The request> Select the lines below containing the word "this".

Record excerpts>
------------------------
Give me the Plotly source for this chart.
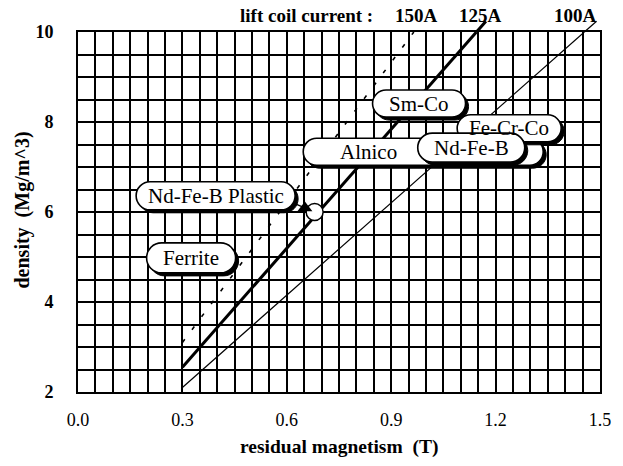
------------------------
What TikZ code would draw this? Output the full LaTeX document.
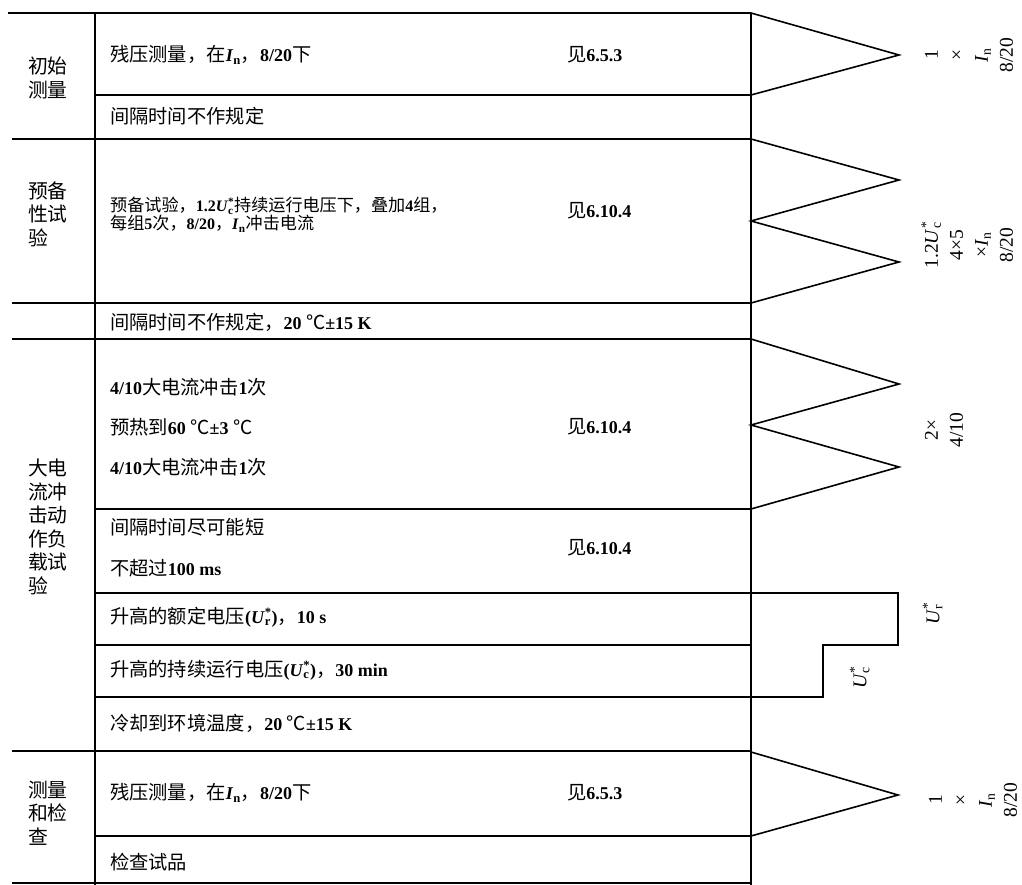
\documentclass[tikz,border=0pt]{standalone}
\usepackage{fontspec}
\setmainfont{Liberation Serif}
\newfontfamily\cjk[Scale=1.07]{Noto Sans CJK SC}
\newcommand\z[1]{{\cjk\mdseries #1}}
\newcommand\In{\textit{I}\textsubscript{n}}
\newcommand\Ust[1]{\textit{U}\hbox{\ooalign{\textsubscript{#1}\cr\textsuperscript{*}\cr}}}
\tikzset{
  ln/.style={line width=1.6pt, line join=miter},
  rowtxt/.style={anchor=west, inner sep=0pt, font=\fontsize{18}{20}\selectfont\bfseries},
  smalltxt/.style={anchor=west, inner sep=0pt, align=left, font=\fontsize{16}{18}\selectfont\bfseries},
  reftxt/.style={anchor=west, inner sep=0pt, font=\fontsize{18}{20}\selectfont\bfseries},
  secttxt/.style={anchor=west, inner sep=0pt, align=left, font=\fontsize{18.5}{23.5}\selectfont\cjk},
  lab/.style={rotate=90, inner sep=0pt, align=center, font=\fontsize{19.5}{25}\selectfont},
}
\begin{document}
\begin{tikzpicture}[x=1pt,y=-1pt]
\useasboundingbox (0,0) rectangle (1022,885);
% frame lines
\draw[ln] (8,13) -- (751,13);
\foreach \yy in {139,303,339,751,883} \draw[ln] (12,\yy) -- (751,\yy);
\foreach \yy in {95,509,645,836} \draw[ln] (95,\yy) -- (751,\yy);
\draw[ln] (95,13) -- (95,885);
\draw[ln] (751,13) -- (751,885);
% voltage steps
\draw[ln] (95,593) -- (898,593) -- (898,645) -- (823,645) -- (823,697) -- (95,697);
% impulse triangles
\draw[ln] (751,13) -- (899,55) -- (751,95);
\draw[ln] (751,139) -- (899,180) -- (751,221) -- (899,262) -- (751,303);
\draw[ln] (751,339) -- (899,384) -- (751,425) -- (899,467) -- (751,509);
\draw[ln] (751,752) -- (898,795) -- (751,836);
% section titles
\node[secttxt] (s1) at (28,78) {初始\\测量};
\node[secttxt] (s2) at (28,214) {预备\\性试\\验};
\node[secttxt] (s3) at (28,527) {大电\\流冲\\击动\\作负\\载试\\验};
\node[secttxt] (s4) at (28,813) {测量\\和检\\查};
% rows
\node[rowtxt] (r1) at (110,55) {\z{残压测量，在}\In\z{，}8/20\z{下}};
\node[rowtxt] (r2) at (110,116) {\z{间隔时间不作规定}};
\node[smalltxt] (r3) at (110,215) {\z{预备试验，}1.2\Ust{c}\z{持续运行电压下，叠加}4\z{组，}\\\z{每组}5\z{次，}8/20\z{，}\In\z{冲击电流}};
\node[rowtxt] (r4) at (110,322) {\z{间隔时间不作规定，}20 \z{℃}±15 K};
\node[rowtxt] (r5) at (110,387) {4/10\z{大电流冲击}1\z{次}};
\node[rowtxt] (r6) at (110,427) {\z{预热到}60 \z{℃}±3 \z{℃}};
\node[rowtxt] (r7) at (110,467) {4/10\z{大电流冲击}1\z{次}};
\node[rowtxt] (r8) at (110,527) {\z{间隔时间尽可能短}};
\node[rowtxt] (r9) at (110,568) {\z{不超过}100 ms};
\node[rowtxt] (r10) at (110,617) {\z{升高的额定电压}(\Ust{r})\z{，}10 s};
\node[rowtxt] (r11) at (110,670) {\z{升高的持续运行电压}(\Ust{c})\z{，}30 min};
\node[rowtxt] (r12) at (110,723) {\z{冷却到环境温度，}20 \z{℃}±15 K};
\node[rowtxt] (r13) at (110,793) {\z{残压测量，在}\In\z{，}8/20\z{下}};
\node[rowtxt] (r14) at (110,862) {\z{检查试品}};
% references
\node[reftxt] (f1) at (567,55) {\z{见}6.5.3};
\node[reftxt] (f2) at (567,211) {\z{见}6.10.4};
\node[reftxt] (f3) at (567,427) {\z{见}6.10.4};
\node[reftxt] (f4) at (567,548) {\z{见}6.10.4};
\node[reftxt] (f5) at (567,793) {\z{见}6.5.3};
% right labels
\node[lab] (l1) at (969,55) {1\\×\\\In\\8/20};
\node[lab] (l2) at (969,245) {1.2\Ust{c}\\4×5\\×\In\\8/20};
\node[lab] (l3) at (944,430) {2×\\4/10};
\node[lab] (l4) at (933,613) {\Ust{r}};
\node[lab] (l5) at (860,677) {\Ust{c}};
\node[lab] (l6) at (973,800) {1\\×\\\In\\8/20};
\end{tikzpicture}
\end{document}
------------------------
Written answer>
Give me the Plotly source for this chart.
What TikZ code would draw this? Output the full LaTeX document.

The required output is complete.